Every entry below should be transcribed exactly; pictures stay out of the copy.

— Start of Task inputs —

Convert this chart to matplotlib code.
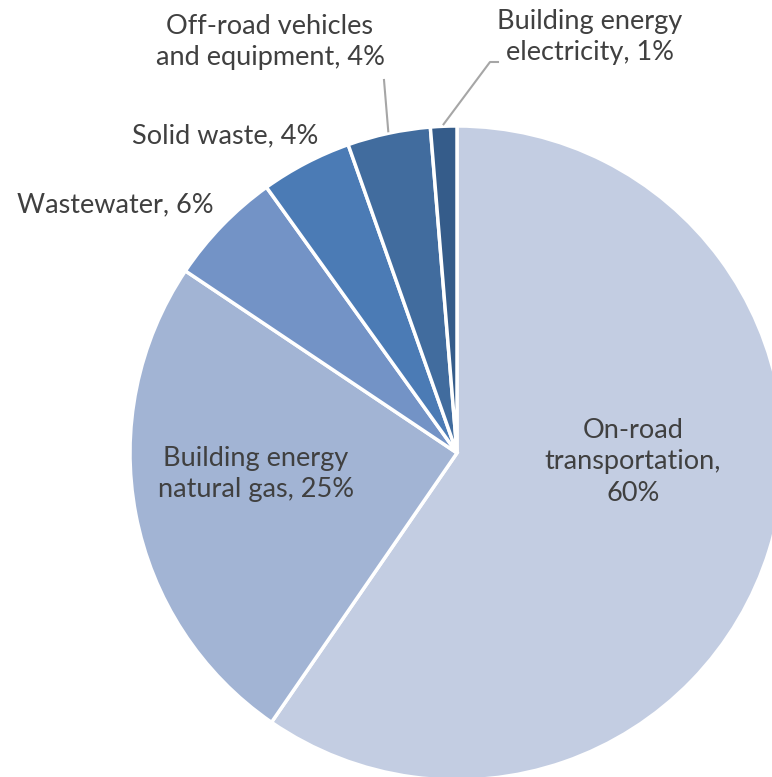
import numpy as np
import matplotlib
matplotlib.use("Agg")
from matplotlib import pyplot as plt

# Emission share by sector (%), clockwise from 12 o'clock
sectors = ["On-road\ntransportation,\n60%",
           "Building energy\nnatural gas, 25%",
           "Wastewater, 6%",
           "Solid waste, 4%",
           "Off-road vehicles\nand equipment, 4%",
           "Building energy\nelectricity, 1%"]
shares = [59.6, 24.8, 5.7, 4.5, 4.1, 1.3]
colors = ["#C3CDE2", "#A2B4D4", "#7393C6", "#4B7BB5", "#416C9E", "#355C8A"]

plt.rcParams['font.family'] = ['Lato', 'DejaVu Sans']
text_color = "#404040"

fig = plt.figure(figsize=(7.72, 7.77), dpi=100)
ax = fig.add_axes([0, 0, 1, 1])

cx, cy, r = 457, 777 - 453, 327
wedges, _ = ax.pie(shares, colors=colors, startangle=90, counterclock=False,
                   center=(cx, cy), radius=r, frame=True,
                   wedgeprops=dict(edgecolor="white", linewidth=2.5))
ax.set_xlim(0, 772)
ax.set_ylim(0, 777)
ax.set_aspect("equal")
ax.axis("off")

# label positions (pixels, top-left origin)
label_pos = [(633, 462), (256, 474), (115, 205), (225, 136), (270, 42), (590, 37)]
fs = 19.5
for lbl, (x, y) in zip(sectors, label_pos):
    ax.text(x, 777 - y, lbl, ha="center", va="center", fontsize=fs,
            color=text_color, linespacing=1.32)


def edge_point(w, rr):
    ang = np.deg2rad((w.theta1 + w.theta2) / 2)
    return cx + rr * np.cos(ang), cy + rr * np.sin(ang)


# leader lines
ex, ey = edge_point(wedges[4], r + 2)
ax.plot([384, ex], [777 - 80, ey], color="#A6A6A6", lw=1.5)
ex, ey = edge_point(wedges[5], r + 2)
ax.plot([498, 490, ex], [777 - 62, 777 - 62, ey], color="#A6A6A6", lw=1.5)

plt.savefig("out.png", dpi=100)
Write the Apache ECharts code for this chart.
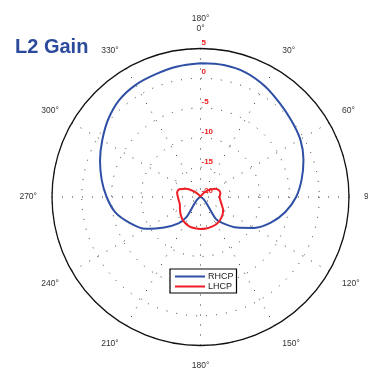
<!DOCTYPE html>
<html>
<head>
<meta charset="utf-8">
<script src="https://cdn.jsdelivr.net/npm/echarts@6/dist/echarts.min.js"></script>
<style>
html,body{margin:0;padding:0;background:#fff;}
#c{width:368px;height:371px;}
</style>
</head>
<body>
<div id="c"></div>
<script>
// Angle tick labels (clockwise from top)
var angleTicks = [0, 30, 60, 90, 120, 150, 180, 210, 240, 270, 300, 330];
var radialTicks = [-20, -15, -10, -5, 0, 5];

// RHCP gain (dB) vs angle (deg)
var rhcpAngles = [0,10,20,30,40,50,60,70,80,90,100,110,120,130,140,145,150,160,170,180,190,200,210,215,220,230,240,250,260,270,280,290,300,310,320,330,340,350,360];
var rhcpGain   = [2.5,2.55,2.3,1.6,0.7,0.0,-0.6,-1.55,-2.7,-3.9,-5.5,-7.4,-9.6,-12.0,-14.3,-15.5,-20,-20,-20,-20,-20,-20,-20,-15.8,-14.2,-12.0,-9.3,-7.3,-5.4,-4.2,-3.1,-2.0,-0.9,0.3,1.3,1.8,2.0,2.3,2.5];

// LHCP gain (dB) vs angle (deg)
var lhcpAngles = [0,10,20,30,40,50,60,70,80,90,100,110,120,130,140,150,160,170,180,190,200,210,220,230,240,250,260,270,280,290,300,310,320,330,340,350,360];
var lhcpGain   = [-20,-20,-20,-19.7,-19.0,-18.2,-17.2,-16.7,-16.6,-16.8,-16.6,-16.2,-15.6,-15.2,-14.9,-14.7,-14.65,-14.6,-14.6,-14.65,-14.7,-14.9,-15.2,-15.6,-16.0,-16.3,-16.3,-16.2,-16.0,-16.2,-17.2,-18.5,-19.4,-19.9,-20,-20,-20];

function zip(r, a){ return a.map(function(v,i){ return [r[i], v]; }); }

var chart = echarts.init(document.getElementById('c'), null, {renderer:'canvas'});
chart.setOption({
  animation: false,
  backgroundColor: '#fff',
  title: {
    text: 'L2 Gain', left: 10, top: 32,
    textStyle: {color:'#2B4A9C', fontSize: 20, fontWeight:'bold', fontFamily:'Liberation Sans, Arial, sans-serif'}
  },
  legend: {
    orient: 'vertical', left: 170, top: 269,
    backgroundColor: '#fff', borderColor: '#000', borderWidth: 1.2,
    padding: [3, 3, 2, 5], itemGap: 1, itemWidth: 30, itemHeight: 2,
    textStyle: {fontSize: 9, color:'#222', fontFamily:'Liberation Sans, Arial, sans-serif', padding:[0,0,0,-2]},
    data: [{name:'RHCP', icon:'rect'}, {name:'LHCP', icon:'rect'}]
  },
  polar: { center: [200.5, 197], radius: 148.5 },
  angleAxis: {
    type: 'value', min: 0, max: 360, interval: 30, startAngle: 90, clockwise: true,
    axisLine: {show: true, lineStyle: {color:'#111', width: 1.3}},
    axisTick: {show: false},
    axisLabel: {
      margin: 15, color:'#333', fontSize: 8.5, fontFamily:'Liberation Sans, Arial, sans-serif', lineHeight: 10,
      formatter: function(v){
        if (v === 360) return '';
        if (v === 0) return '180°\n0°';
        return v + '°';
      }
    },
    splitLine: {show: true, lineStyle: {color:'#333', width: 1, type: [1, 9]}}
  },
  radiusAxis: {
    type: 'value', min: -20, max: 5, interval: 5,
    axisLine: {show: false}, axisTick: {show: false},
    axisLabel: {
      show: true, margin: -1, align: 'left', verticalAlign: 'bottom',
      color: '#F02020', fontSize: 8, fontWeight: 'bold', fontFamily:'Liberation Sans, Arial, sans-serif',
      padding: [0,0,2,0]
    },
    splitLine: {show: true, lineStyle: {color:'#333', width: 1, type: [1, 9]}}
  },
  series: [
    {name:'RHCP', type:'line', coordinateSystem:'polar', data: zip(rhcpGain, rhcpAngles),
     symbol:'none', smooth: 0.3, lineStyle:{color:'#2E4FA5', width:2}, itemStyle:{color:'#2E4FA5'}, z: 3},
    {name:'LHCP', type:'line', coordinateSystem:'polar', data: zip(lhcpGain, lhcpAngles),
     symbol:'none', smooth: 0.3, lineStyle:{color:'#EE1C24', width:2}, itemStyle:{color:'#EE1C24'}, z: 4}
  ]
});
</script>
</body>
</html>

— End of Task inputs —

▶ [Task output]
Convert this chart to matplotlib code.
import numpy as np
import matplotlib
matplotlib.use("Agg")
from matplotlib import pyplot as plt

# Emission share by sector (%), clockwise from 12 o'clock
sectors = ["On-road\ntransportation,\n60%",
           "Building energy\nnatural gas, 25%",
           "Wastewater, 6%",
           "Solid waste, 4%",
           "Off-road vehicles\nand equipment, 4%",
           "Building energy\nelectricity, 1%"]
shares = [59.6, 24.8, 5.7, 4.5, 4.1, 1.3]
colors = ["#C3CDE2", "#A2B4D4", "#7393C6", "#4B7BB5", "#416C9E", "#355C8A"]

plt.rcParams['font.family'] = ['Lato', 'DejaVu Sans']
text_color = "#404040"

fig = plt.figure(figsize=(7.72, 7.77), dpi=100)
ax = fig.add_axes([0, 0, 1, 1])

cx, cy, r = 457, 777 - 453, 327
wedges, _ = ax.pie(shares, colors=colors, startangle=90, counterclock=False,
                   center=(cx, cy), radius=r, frame=True,
                   wedgeprops=dict(edgecolor="white", linewidth=2.5))
ax.set_xlim(0, 772)
ax.set_ylim(0, 777)
ax.set_aspect("equal")
ax.axis("off")

# label positions (pixels, top-left origin)
label_pos = [(633, 462), (256, 474), (115, 205), (225, 136), (270, 42), (590, 37)]
fs = 19.5
for lbl, (x, y) in zip(sectors, label_pos):
    ax.text(x, 777 - y, lbl, ha="center", va="center", fontsize=fs,
            color=text_color, linespacing=1.32)


def edge_point(w, rr):
    ang = np.deg2rad((w.theta1 + w.theta2) / 2)
    return cx + rr * np.cos(ang), cy + rr * np.sin(ang)


# leader lines
ex, ey = edge_point(wedges[4], r + 2)
ax.plot([384, ex], [777 - 80, ey], color="#A6A6A6", lw=1.5)
ex, ey = edge_point(wedges[5], r + 2)
ax.plot([498, 490, ex], [777 - 62, 777 - 62, ey], color="#A6A6A6", lw=1.5)

plt.savefig("out.png", dpi=100)
Write the Apache ECharts code for this chart.
<!DOCTYPE html>
<html>
<head>
<meta charset="utf-8">
<script src="https://cdn.jsdelivr.net/npm/echarts@6/dist/echarts.min.js"></script>
<style>
html,body{margin:0;padding:0;background:#fff;}
#c{width:368px;height:371px;}
</style>
</head>
<body>
<div id="c"></div>
<script>
// Angle tick labels (clockwise from top)
var angleTicks = [0, 30, 60, 90, 120, 150, 180, 210, 240, 270, 300, 330];
var radialTicks = [-20, -15, -10, -5, 0, 5];

// RHCP gain (dB) vs angle (deg)
var rhcpAngles = [0,10,20,30,40,50,60,70,80,90,100,110,120,130,140,145,150,160,170,180,190,200,210,215,220,230,240,250,260,270,280,290,300,310,320,330,340,350,360];
var rhcpGain   = [2.5,2.55,2.3,1.6,0.7,0.0,-0.6,-1.55,-2.7,-3.9,-5.5,-7.4,-9.6,-12.0,-14.3,-15.5,-20,-20,-20,-20,-20,-20,-20,-15.8,-14.2,-12.0,-9.3,-7.3,-5.4,-4.2,-3.1,-2.0,-0.9,0.3,1.3,1.8,2.0,2.3,2.5];

// LHCP gain (dB) vs angle (deg)
var lhcpAngles = [0,10,20,30,40,50,60,70,80,90,100,110,120,130,140,150,160,170,180,190,200,210,220,230,240,250,260,270,280,290,300,310,320,330,340,350,360];
var lhcpGain   = [-20,-20,-20,-19.7,-19.0,-18.2,-17.2,-16.7,-16.6,-16.8,-16.6,-16.2,-15.6,-15.2,-14.9,-14.7,-14.65,-14.6,-14.6,-14.65,-14.7,-14.9,-15.2,-15.6,-16.0,-16.3,-16.3,-16.2,-16.0,-16.2,-17.2,-18.5,-19.4,-19.9,-20,-20,-20];

function zip(r, a){ return a.map(function(v,i){ return [r[i], v]; }); }

var chart = echarts.init(document.getElementById('c'), null, {renderer:'canvas'});
chart.setOption({
  animation: false,
  backgroundColor: '#fff',
  title: {
    text: 'L2 Gain', left: 10, top: 32,
    textStyle: {color:'#2B4A9C', fontSize: 20, fontWeight:'bold', fontFamily:'Liberation Sans, Arial, sans-serif'}
  },
  legend: {
    orient: 'vertical', left: 170, top: 269,
    backgroundColor: '#fff', borderColor: '#000', borderWidth: 1.2,
    padding: [3, 3, 2, 5], itemGap: 1, itemWidth: 30, itemHeight: 2,
    textStyle: {fontSize: 9, color:'#222', fontFamily:'Liberation Sans, Arial, sans-serif', padding:[0,0,0,-2]},
    data: [{name:'RHCP', icon:'rect'}, {name:'LHCP', icon:'rect'}]
  },
  polar: { center: [200.5, 197], radius: 148.5 },
  angleAxis: {
    type: 'value', min: 0, max: 360, interval: 30, startAngle: 90, clockwise: true,
    axisLine: {show: true, lineStyle: {color:'#111', width: 1.3}},
    axisTick: {show: false},
    axisLabel: {
      margin: 15, color:'#333', fontSize: 8.5, fontFamily:'Liberation Sans, Arial, sans-serif', lineHeight: 10,
      formatter: function(v){
        if (v === 360) return '';
        if (v === 0) return '180°\n0°';
        return v + '°';
      }
    },
    splitLine: {show: true, lineStyle: {color:'#333', width: 1, type: [1, 9]}}
  },
  radiusAxis: {
    type: 'value', min: -20, max: 5, interval: 5,
    axisLine: {show: false}, axisTick: {show: false},
    axisLabel: {
      show: true, margin: -1, align: 'left', verticalAlign: 'bottom',
      color: '#F02020', fontSize: 8, fontWeight: 'bold', fontFamily:'Liberation Sans, Arial, sans-serif',
      padding: [0,0,2,0]
    },
    splitLine: {show: true, lineStyle: {color:'#333', width: 1, type: [1, 9]}}
  },
  series: [
    {name:'RHCP', type:'line', coordinateSystem:'polar', data: zip(rhcpGain, rhcpAngles),
     symbol:'none', smooth: 0.3, lineStyle:{color:'#2E4FA5', width:2}, itemStyle:{color:'#2E4FA5'}, z: 3},
    {name:'LHCP', type:'line', coordinateSystem:'polar', data: zip(lhcpGain, lhcpAngles),
     symbol:'none', smooth: 0.3, lineStyle:{color:'#EE1C24', width:2}, itemStyle:{color:'#EE1C24'}, z: 4}
  ]
});
</script>
</body>
</html>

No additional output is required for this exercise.